AI training might be happy with ‘more or less’ accurate capture via OCR. An error rate of 1% or .1% might be acceptable. In situations where minor variations in spelling can have major effects, such as ‘wanted persons’ databases, even 1 transcription error in 10,000 records can have significant undesirable consequences. In such circumstances it is necessary to extract text as it is actually represented, and process it programmatically into the target records.

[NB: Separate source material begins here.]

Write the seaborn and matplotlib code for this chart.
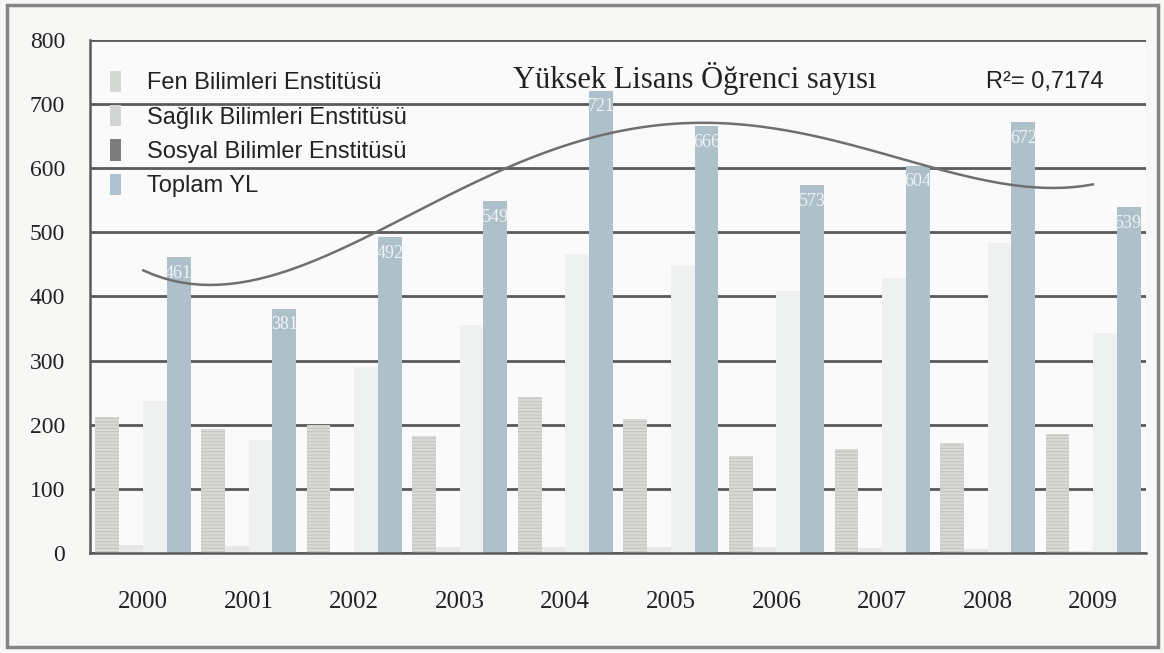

Many such documents are mostly ‘boilerplate text’, so extractable content is a (perhaps insignificant) subset of the entire document. Some reasonably reliable means is necessary to initiate extraction at the right point and recognize when all of the data has been captured, even if there are still multiple pages remaining in the document.
This is a ‘bread and butter’ ‘DevOps’ problem, often requiring dozens of separate extraction programs, each for a distinct document type, document publisher, or application purpose. Some are ‘run once’, but others are part of an ETL routine that periodically ‘wakes up’, downloads files, and runs ETL on the file or files.
In the 1960's, ‘mainframe’ programs ‘merged’ transaction punched card decks with magnetic tape or disk ‘master files’. PCs shifted this from the fixed 80 column card to the variable width text file, such as CSV. Spreadsheet data entry creates a better presentation, displaying dates and numeric fields with appropriate alignments, but still processed as clearly defined ‘rows and columns’. PDFs are a distinct type of ‘original input’, where data is mixed in with a ‘kitchen sink’ of company logos, freeform text, multi-media, 3D viewable objects, and so forth.
NOTE: The PDF Standard
The PDF format was originally defined by Adobe. This has now become an ISO standard and the standard is managed by the PDF Association (PDFa.org). The present ISO standard is ‘ISO-3200 -2:2020'. This document can be downloaded for free from PDFa.org, however anyone doing so has to register and agree not to distribute the document to anyone else. This specification is over 1000 pages long.